Corporate saboteurs threatened with life imprisonment for fibre-optic cable damage

17 Nov 2010

According to a report in Business Daily Africa, the Kenyan government is poised to push through a new amendment to the Information Act, aimed at clamping down on the upsurge in fibre-optic sabotage that has blighted the country’s telecoms sector in recent years; Safaricom and Telkom Kenya have been particularly badly hit by the vandalism of their respective infrastructures. In the amendment – slated to be introduced within two months – cable vandalism will be reclassified as an ‘economic crime’ – allowing the government to impose harsher punishments on culprits. Telcos found guilty of tampering with their rivals’ infrastructure will now be liable to a fine of KES10 million (USD119,000), life imprisonment and a revocation of their licence. It is believed that Safaricom and Telkom Kenya pressurized the government into altering the existing law that applies maximum penalties of KES100,000 or three years imprisonment, in the wake of renewed hostilities against their cables. Information permanent secretary Bitange Ndemo commented: ‘We are reading an act of sabotage in the manner in which the cables are being cut. Those doing it are cutting both the primary and the redundancy route, meaning these are people who would like to paralyse the activities of these companies. We are working with the Attorney General’s office on a miscellaneous amendment that will see the culprits face life imprisonment or pay a fine of KES10 million’. Telkom Kenya said that it lost around KES2 billion between 2006 and 2009 to corporate sabotage. Incoming Safaricom CEO Bob Collymore commented: ‘We initially thought that the incidents were a result of the ongoing road works, but the frequency at which they are occurring points to a planned and systematic execution, which makes us believe they are acts of sabotage’.

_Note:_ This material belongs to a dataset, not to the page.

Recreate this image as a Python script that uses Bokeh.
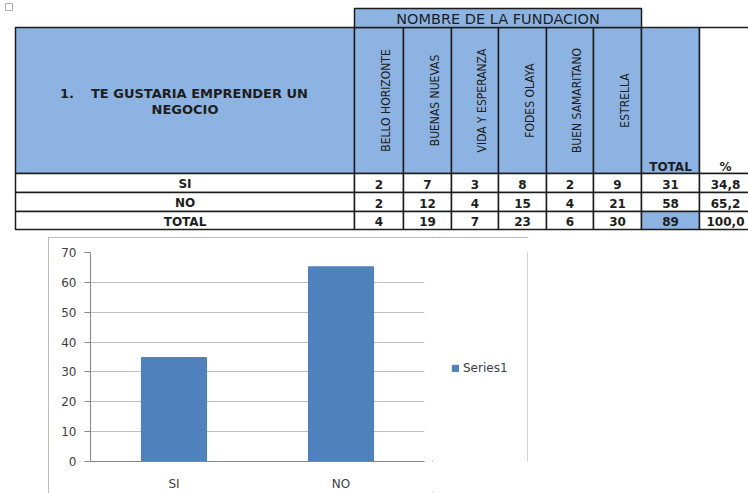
import math
from bokeh.plotting import figure
from bokeh.layouts import column, row
from bokeh.models import (Range1d, FactorRange, Legend, LegendItem, ColumnDataSource,
                          Spacer, FixedTicker)
from bokeh.core.properties import value
from bokeh.embed import file_html
from bokeh.resources import INLINE

# ---------------- data ----------------
question_line1 = "TE GUSTARIA  EMPRENDER  UN"
question_num = "1."
question_line2 = "NEGOCIO"
group_title = "NOMBRE DE LA FUNDACION"
foundations = ["BELLO HORIZONTE", "BUENAS NUEVAS", "VIDA Y ESPERANZA",
               "FODES OLAYA", "BUEN SAMARITANO", "ESTRELLA"]
row_labels = ["SI", "NO", "TOTAL"]
si_counts = [2, 7, 3, 8, 2, 9]
no_counts = [2, 12, 4, 15, 4, 21]
total_counts = [4, 19, 7, 23, 6, 30]
row_totals = [31, 58, 89]
row_pcts = ["34,8", "65,2", "100,0"]

categories = ["SI", "NO"]
percentages = [34.8, 65.2]
y_ticks = [0, 10, 20, 30, 40, 50, 60, 70]
series_name = "Series1"

# ---------------- layout (page pixels) ----------------
col_edges = [15, 354, 403, 451, 498, 546, 593, 641, 699, 755]
row_edges = [27, 173, 192, 211, 229]
title_top = 8
BLUE = "#8DB3E2"
LINE = "#1c1c1c"
TXT = "#1e1e1e"
BAR = "#4F81BD"
FRAME = "#A6A6A6"
FONT = value("DejaVu Sans")
NARROW = value("Liberation Sans Narrow, DejaVu Sans Condensed, sans-serif")

t = figure(width=748, height=237, x_range=Range1d(0, 748), y_range=Range1d(237, 0),
           output_backend="svg", toolbar_location=None,
           x_axis_type=None, y_axis_type=None,
           min_border_left=0, min_border_right=0, min_border_top=0, min_border_bottom=0)
t.outline_line_color = None
t.grid.visible = False

# small placeholder icon in the top-left corner
t.quad(left=[5], right=[12], top=[3], bottom=[10], fill_color=None, line_color="#B0B0B0", line_width=1)

L, R, T, B, F = [], [], [], [], []
def cell(l, r, tp, bt, fill):
    L.append(l); R.append(r); T.append(tp); B.append(bt); F.append(fill)

cell(col_edges[0], col_edges[1], row_edges[0], row_edges[1], BLUE)
for i in range(len(foundations)):
    cell(col_edges[i + 1], col_edges[i + 2], row_edges[0], row_edges[1], BLUE)
cell(col_edges[7], col_edges[8], row_edges[0], row_edges[1], BLUE)
cell(col_edges[8], col_edges[9], row_edges[0], row_edges[1], "white")
cell(col_edges[1], col_edges[7], title_top, row_edges[0], BLUE)
for r in range(3):
    for c in range(len(col_edges) - 1):
        fill = BLUE if (r == 2 and c == 7) else "white"
        cell(col_edges[c], col_edges[c + 1], row_edges[r + 1], row_edges[r + 2], fill)

t.quad(left=L, right=R, top=T, bottom=B, fill_color=F, line_color=LINE, line_width=1.5)

def txt(xs, ys, texts, size="12px", font=FONT, style="bold", align="center", angle=0.0):
    t.text(x=xs, y=ys, text=texts, text_font=font, text_font_size=size,
           text_font_style=style, text_color=TXT, text_align=align,
           text_baseline="middle", angle=angle)

hc = (row_edges[0] + row_edges[1]) / 2
qc = (col_edges[0] + col_edges[1]) / 2
txt([qc - 125], [hc - 7], [question_num], size="13px", align="left")
txt([qc + 19], [hc - 7], [question_line1], size="13px")
txt([qc], [hc + 9], [question_line2], size="13px")
txt([(col_edges[1] + col_edges[7]) / 2], [(title_top + row_edges[0]) / 2 + 1], [group_title],
    size="14.5px", style="normal")

fx = [(col_edges[i + 1] + col_edges[i + 2]) / 2 + 7 for i in range(len(foundations))]
txt(fx, [hc] * len(foundations), foundations, size="12px", font=NARROW, style="normal",
    angle=math.pi / 2)
txt([(col_edges[7] + col_edges[8]) / 2, (col_edges[8] + col_edges[9]) / 2 - 2],
    [row_edges[1] - 7] * 2, ["TOTAL", "%"])

rows_vals = [si_counts, no_counts, total_counts]
for r in range(3):
    yc = (row_edges[r + 1] + row_edges[r + 2]) / 2 + 1
    xs = [qc] + [(col_edges[c + 1] + col_edges[c + 2]) / 2 for c in range(6)] + \
         [(col_edges[7] + col_edges[8]) / 2, (col_edges[8] + col_edges[9]) / 2 - 2]
    labels = [row_labels[r]] + [str(v) for v in rows_vals[r]] + [str(row_totals[r]), row_pcts[r]]
    txt(xs, [yc] * len(xs), labels)

# ---------------- bar chart ----------------
ch = figure(width=384, height=256, x_range=FactorRange(factors=categories), y_range=Range1d(0, 70),
            output_backend="svg", toolbar_location=None,
            min_border_left=42, min_border_right=8, min_border_top=15, min_border_bottom=26)
ch.outline_line_color = None
src = ColumnDataSource(dict(cat=categories, val=percentages))
bars = ch.vbar(x="cat", top="val", width=0.39, source=src,
               fill_color=BAR, line_color="#4A7EBB", line_width=1)
ch.xgrid.visible = False
ch.ygrid.ticker = FixedTicker(ticks=y_ticks)
ch.ygrid.grid_line_color = "#BFBFBF"
ch.yaxis.ticker = FixedTicker(ticks=y_ticks)
for ax in (ch.xaxis, ch.yaxis):
    ax.axis_line_color = "#868686"
    ax.major_label_text_font = "DejaVu Sans"
    ax.major_label_text_font_size = "12px"
    ax.major_label_text_color = "#404040"
    ax.minor_tick_line_color = None
ch.yaxis.major_tick_line_color = "#868686"
ch.yaxis.major_tick_out = 6
ch.yaxis.major_tick_in = 0
ch.yaxis.major_label_standoff = 8
ch.xaxis.major_tick_line_color = None
ch.xaxis.major_label_standoff = 9

# legend panel (separate small figure to the right of the plot area)
lg = figure(width=96, height=256, x_range=Range1d(0, 96), y_range=Range1d(0, 256),
            output_backend="svg", toolbar_location=None, x_axis_type=None, y_axis_type=None,
            min_border_left=0, min_border_right=0, min_border_top=0, min_border_bottom=0)
lg.outline_line_color = None
lg.grid.visible = False
# hidden sample glyph (outside the visible range) that only feeds the legend swatch
lg_r = lg.vbar(x=[-1000], top=[1], width=1, fill_color=BAR, line_color="#4A7EBB")
# right edge of the chart box
lg.segment(x0=[95.5], y0=[0], x1=[95.5], y1=[256], line_color=FRAME, line_width=1)
legend = Legend(items=[LegendItem(label=series_name, renderers=[lg_r])], location=(19, 86),
                border_line_color=None, background_fill_color=None,
                glyph_width=8, glyph_height=8, label_standoff=4, padding=0, margin=0,
                label_text_font="DejaVu Sans", label_text_font_size="12px",
                label_text_color="#404040")
lg.add_layout(legend)

chart_box = row(ch, lg, styles={"outline": "1px solid " + FRAME, "outline-offset": "-1px"})
layout = column(t, row(Spacer(width=48, height=256), chart_box))
open("out.html", "w").write(file_html(layout, INLINE))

In related news, a Kenya Data Networks (KDN) employee who was accused by rival operator Telkom Kenya of vandalising its fibre-optic cables has been acquitted of all charges by the High Court in Eldoret. The unnamed employee – who was accosted on 7 October 2009 by Telkom Kenya staff – was arraigned in court on charges of sabotage and vandalism. The High Court found him innocent of all charges levied against him, owing to a lack of evidence. KDN Chief Marketing Officer Vincent Wang’ombe commented: ‘KDN is against any form of sabotage, and supports any plans by government to bring in harsher and stiffer penalties like longer jail terms for fibre saboteurs’.